**Problem statement**
Exact reproduction of the data is required, with images excluded.

**Provided material**
--

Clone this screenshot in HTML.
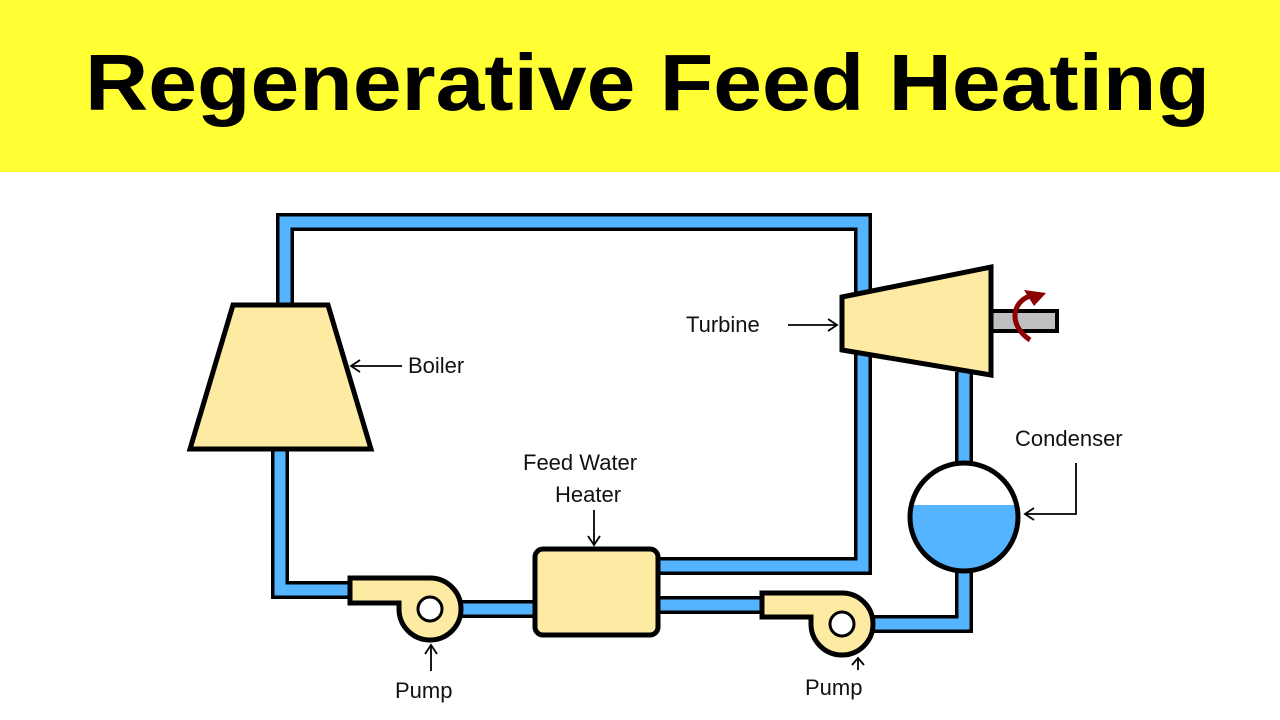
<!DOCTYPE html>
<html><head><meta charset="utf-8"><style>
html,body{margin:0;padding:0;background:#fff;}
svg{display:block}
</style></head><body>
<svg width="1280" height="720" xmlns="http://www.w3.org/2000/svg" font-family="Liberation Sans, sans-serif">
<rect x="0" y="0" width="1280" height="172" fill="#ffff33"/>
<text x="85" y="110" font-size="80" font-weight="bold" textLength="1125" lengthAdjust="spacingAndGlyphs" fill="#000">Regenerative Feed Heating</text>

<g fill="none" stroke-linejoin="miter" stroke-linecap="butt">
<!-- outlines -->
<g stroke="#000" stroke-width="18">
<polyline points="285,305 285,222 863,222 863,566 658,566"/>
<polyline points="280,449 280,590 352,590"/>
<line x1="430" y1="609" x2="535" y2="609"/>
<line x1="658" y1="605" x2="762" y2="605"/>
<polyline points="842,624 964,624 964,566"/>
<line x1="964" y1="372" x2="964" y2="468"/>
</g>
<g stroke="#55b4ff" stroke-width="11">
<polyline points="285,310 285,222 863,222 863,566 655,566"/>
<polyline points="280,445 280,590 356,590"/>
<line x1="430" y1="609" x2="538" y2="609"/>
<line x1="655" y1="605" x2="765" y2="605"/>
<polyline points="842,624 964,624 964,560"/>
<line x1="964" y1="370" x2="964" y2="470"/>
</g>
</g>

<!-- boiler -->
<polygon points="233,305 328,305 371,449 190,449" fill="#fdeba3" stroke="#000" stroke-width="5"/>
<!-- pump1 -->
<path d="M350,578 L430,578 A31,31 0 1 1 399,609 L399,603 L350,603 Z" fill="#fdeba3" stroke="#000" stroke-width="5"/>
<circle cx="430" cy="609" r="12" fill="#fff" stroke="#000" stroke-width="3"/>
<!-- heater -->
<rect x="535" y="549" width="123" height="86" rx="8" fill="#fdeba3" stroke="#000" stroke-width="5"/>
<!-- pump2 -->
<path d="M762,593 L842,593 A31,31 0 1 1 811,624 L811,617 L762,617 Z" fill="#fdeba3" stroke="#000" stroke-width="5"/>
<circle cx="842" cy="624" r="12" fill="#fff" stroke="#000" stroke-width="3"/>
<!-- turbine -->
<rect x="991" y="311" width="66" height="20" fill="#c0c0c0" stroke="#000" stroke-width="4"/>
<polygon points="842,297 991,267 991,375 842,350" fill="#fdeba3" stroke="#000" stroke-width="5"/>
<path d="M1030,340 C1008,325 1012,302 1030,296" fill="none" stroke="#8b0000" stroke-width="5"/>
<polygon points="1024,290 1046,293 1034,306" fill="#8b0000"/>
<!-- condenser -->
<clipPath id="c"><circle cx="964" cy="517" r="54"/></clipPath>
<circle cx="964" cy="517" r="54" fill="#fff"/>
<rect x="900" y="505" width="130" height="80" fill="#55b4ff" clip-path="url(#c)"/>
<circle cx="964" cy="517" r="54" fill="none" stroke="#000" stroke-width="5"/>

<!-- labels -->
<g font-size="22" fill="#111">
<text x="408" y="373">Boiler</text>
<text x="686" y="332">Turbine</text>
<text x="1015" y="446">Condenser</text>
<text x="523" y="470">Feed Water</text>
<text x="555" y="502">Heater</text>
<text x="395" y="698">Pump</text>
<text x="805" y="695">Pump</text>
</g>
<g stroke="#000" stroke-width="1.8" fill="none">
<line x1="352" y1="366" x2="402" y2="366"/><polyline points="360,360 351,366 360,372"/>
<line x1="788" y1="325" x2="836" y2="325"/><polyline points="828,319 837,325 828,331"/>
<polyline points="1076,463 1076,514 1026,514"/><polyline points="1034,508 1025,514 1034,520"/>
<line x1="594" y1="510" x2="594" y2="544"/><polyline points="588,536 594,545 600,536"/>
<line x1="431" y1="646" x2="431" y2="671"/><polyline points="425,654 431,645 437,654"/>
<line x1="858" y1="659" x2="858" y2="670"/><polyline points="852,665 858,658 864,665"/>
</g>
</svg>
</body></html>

--

**Task answer**
Clone this screenshot in HTML.
<!DOCTYPE html>
<html><head><meta charset="utf-8"><style>
html,body{margin:0;padding:0;background:#fff;}
svg{display:block}
</style></head><body>
<svg width="1280" height="720" xmlns="http://www.w3.org/2000/svg" font-family="Liberation Sans, sans-serif">
<rect x="0" y="0" width="1280" height="172" fill="#ffff33"/>
<text x="85" y="110" font-size="80" font-weight="bold" textLength="1125" lengthAdjust="spacingAndGlyphs" fill="#000">Regenerative Feed Heating</text>

<g fill="none" stroke-linejoin="miter" stroke-linecap="butt">
<!-- outlines -->
<g stroke="#000" stroke-width="18">
<polyline points="285,305 285,222 863,222 863,566 658,566"/>
<polyline points="280,449 280,590 352,590"/>
<line x1="430" y1="609" x2="535" y2="609"/>
<line x1="658" y1="605" x2="762" y2="605"/>
<polyline points="842,624 964,624 964,566"/>
<line x1="964" y1="372" x2="964" y2="468"/>
</g>
<g stroke="#55b4ff" stroke-width="11">
<polyline points="285,310 285,222 863,222 863,566 655,566"/>
<polyline points="280,445 280,590 356,590"/>
<line x1="430" y1="609" x2="538" y2="609"/>
<line x1="655" y1="605" x2="765" y2="605"/>
<polyline points="842,624 964,624 964,560"/>
<line x1="964" y1="370" x2="964" y2="470"/>
</g>
</g>

<!-- boiler -->
<polygon points="233,305 328,305 371,449 190,449" fill="#fdeba3" stroke="#000" stroke-width="5"/>
<!-- pump1 -->
<path d="M350,578 L430,578 A31,31 0 1 1 399,609 L399,603 L350,603 Z" fill="#fdeba3" stroke="#000" stroke-width="5"/>
<circle cx="430" cy="609" r="12" fill="#fff" stroke="#000" stroke-width="3"/>
<!-- heater -->
<rect x="535" y="549" width="123" height="86" rx="8" fill="#fdeba3" stroke="#000" stroke-width="5"/>
<!-- pump2 -->
<path d="M762,593 L842,593 A31,31 0 1 1 811,624 L811,617 L762,617 Z" fill="#fdeba3" stroke="#000" stroke-width="5"/>
<circle cx="842" cy="624" r="12" fill="#fff" stroke="#000" stroke-width="3"/>
<!-- turbine -->
<rect x="991" y="311" width="66" height="20" fill="#c0c0c0" stroke="#000" stroke-width="4"/>
<polygon points="842,297 991,267 991,375 842,350" fill="#fdeba3" stroke="#000" stroke-width="5"/>
<path d="M1030,340 C1008,325 1012,302 1030,296" fill="none" stroke="#8b0000" stroke-width="5"/>
<polygon points="1024,290 1046,293 1034,306" fill="#8b0000"/>
<!-- condenser -->
<clipPath id="c"><circle cx="964" cy="517" r="54"/></clipPath>
<circle cx="964" cy="517" r="54" fill="#fff"/>
<rect x="900" y="505" width="130" height="80" fill="#55b4ff" clip-path="url(#c)"/>
<circle cx="964" cy="517" r="54" fill="none" stroke="#000" stroke-width="5"/>

<!-- labels -->
<g font-size="22" fill="#111">
<text x="408" y="373">Boiler</text>
<text x="686" y="332">Turbine</text>
<text x="1015" y="446">Condenser</text>
<text x="523" y="470">Feed Water</text>
<text x="555" y="502">Heater</text>
<text x="395" y="698">Pump</text>
<text x="805" y="695">Pump</text>
</g>
<g stroke="#000" stroke-width="1.8" fill="none">
<line x1="352" y1="366" x2="402" y2="366"/><polyline points="360,360 351,366 360,372"/>
<line x1="788" y1="325" x2="836" y2="325"/><polyline points="828,319 837,325 828,331"/>
<polyline points="1076,463 1076,514 1026,514"/><polyline points="1034,508 1025,514 1034,520"/>
<line x1="594" y1="510" x2="594" y2="544"/><polyline points="588,536 594,545 600,536"/>
<line x1="431" y1="646" x2="431" y2="671"/><polyline points="425,654 431,645 437,654"/>
<line x1="858" y1="659" x2="858" y2="670"/><polyline points="852,665 858,658 864,665"/>
</g>
</svg>
</body></html>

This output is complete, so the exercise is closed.